◆ DIRECTIONS FOR THIS TASK ◆
Retype all material exactly. Pictures stay out of the copy.

◆ DATA EXCERPT ◆
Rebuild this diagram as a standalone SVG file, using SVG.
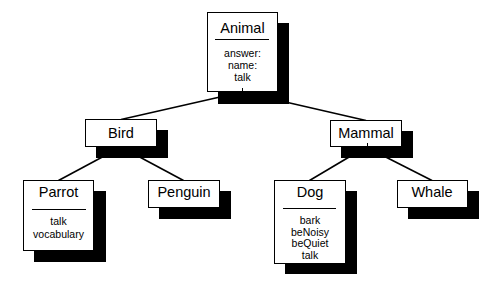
<svg xmlns="http://www.w3.org/2000/svg" width="502" height="296" viewBox="0 0 502 296">
  <style>
    .edge { stroke: #000; stroke-width: 1.6; fill: none; }
    .shadow { fill: #000; }
    .box { fill: #fff; stroke: #000; stroke-width: 1; }
    .rule { stroke: #000; stroke-width: 1; }
    .stub { stroke: #000; stroke-width: 1; }
    .title { font-family: "Liberation Sans", Arial, sans-serif; font-size: 14.5px; text-anchor: middle; fill: #000; }
    .member { font-family: "Liberation Sans", Arial, sans-serif; font-size: 10.5px; text-anchor: middle; fill: #000; }
  </style>
  <rect width="502" height="296" fill="#fff"/>

  <!-- inheritance links: parent bottom centre to child top centre -->
  <g id="connectors">
    <line class="edge" x1="242" y1="92" x2="121" y2="119.5"/>
    <line class="edge" x1="242" y1="92" x2="366" y2="120.5"/>
    <line class="edge" x1="121" y1="147" x2="58.5" y2="180.5"/>
    <line class="edge" x1="121" y1="147" x2="183.5" y2="180.5"/>
    <line class="edge" x1="366" y1="147" x2="309.5" y2="180.5"/>
    <line class="edge" x1="366" y1="147" x2="432" y2="180.5"/>
  </g>

  <g id="animal">
    <rect class="shadow" x="218" y="23" width="71" height="81"/>
    <rect class="box" x="207.5" y="12.5" width="70" height="79"/>
    <text class="title" x="242.5" y="33">Animal</text>
    <line class="rule" x1="215" y1="39.5" x2="269" y2="39.5"/>
    <text class="member" x="242.5" y="57">answer:</text>
    <text class="member" x="242.5" y="69">name:</text>
    <text class="member" x="242.5" y="81">talk</text>
    <line class="stub" x1="242.5" y1="88" x2="242.5" y2="91"/>
  </g>

  <g id="bird">
    <rect class="shadow" x="96" y="130" width="72" height="28"/>
    <rect class="box" x="85.5" y="119.5" width="71" height="27"/>
    <text class="title" x="121" y="138">Bird</text>
  </g>

  <g id="mammal">
    <rect class="shadow" x="341" y="131" width="72" height="27"/>
    <rect class="box" x="330.5" y="120.5" width="71" height="26"/>
    <text class="title" x="366" y="138">Mammal</text>
    <line class="stub" x1="367.5" y1="143" x2="367.5" y2="146"/>
  </g>

  <g id="parrot">
    <rect class="shadow" x="34" y="191" width="72" height="71"/>
    <rect class="box" x="23.5" y="180.5" width="70" height="70"/>
    <text class="title" x="58.5" y="197">Parrot</text>
    <line class="rule" x1="32" y1="209.5" x2="86" y2="209.5"/>
    <text class="member" x="58.5" y="225">talk</text>
    <text class="member" x="58.5" y="238">vocabulary</text>
  </g>

  <g id="penguin">
    <rect class="shadow" x="159" y="191" width="72" height="28"/>
    <rect class="box" x="148.5" y="180.5" width="71" height="27"/>
    <text class="title" x="184" y="197">Penguin</text>
  </g>

  <g id="dog">
    <rect class="shadow" x="285" y="191" width="72" height="83"/>
    <rect class="box" x="274.5" y="180.5" width="71" height="83"/>
    <text class="title" x="310" y="197">Dog</text>
    <line class="rule" x1="283" y1="208.5" x2="336" y2="208.5"/>
    <text class="member" x="310" y="224">bark</text>
    <text class="member" x="310" y="236">beNoisy</text>
    <text class="member" x="310" y="247">beQuiet</text>
    <text class="member" x="310" y="259">talk</text>
  </g>

  <g id="whale">
    <rect class="shadow" x="408" y="191" width="71" height="28"/>
    <rect class="box" x="397.5" y="180.5" width="70" height="27"/>
    <text class="title" x="432" y="197">Whale</text>
  </g>
</svg>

◆ THE SOLUTION ◆
Rebuild this diagram as a standalone SVG file, using SVG.
<svg xmlns="http://www.w3.org/2000/svg" width="502" height="296" viewBox="0 0 502 296">
  <style>
    .edge { stroke: #000; stroke-width: 1.6; fill: none; }
    .shadow { fill: #000; }
    .box { fill: #fff; stroke: #000; stroke-width: 1; }
    .rule { stroke: #000; stroke-width: 1; }
    .stub { stroke: #000; stroke-width: 1; }
    .title { font-family: "Liberation Sans", Arial, sans-serif; font-size: 14.5px; text-anchor: middle; fill: #000; }
    .member { font-family: "Liberation Sans", Arial, sans-serif; font-size: 10.5px; text-anchor: middle; fill: #000; }
  </style>
  <rect width="502" height="296" fill="#fff"/>

  <!-- inheritance links: parent bottom centre to child top centre -->
  <g id="connectors">
    <line class="edge" x1="242" y1="92" x2="121" y2="119.5"/>
    <line class="edge" x1="242" y1="92" x2="366" y2="120.5"/>
    <line class="edge" x1="121" y1="147" x2="58.5" y2="180.5"/>
    <line class="edge" x1="121" y1="147" x2="183.5" y2="180.5"/>
    <line class="edge" x1="366" y1="147" x2="309.5" y2="180.5"/>
    <line class="edge" x1="366" y1="147" x2="432" y2="180.5"/>
  </g>

  <g id="animal">
    <rect class="shadow" x="218" y="23" width="71" height="81"/>
    <rect class="box" x="207.5" y="12.5" width="70" height="79"/>
    <text class="title" x="242.5" y="33">Animal</text>
    <line class="rule" x1="215" y1="39.5" x2="269" y2="39.5"/>
    <text class="member" x="242.5" y="57">answer:</text>
    <text class="member" x="242.5" y="69">name:</text>
    <text class="member" x="242.5" y="81">talk</text>
    <line class="stub" x1="242.5" y1="88" x2="242.5" y2="91"/>
  </g>

  <g id="bird">
    <rect class="shadow" x="96" y="130" width="72" height="28"/>
    <rect class="box" x="85.5" y="119.5" width="71" height="27"/>
    <text class="title" x="121" y="138">Bird</text>
  </g>

  <g id="mammal">
    <rect class="shadow" x="341" y="131" width="72" height="27"/>
    <rect class="box" x="330.5" y="120.5" width="71" height="26"/>
    <text class="title" x="366" y="138">Mammal</text>
    <line class="stub" x1="367.5" y1="143" x2="367.5" y2="146"/>
  </g>

  <g id="parrot">
    <rect class="shadow" x="34" y="191" width="72" height="71"/>
    <rect class="box" x="23.5" y="180.5" width="70" height="70"/>
    <text class="title" x="58.5" y="197">Parrot</text>
    <line class="rule" x1="32" y1="209.5" x2="86" y2="209.5"/>
    <text class="member" x="58.5" y="225">talk</text>
    <text class="member" x="58.5" y="238">vocabulary</text>
  </g>

  <g id="penguin">
    <rect class="shadow" x="159" y="191" width="72" height="28"/>
    <rect class="box" x="148.5" y="180.5" width="71" height="27"/>
    <text class="title" x="184" y="197">Penguin</text>
  </g>

  <g id="dog">
    <rect class="shadow" x="285" y="191" width="72" height="83"/>
    <rect class="box" x="274.5" y="180.5" width="71" height="83"/>
    <text class="title" x="310" y="197">Dog</text>
    <line class="rule" x1="283" y1="208.5" x2="336" y2="208.5"/>
    <text class="member" x="310" y="224">bark</text>
    <text class="member" x="310" y="236">beNoisy</text>
    <text class="member" x="310" y="247">beQuiet</text>
    <text class="member" x="310" y="259">talk</text>
  </g>

  <g id="whale">
    <rect class="shadow" x="408" y="191" width="71" height="28"/>
    <rect class="box" x="397.5" y="180.5" width="70" height="27"/>
    <text class="title" x="432" y="197">Whale</text>
  </g>
</svg>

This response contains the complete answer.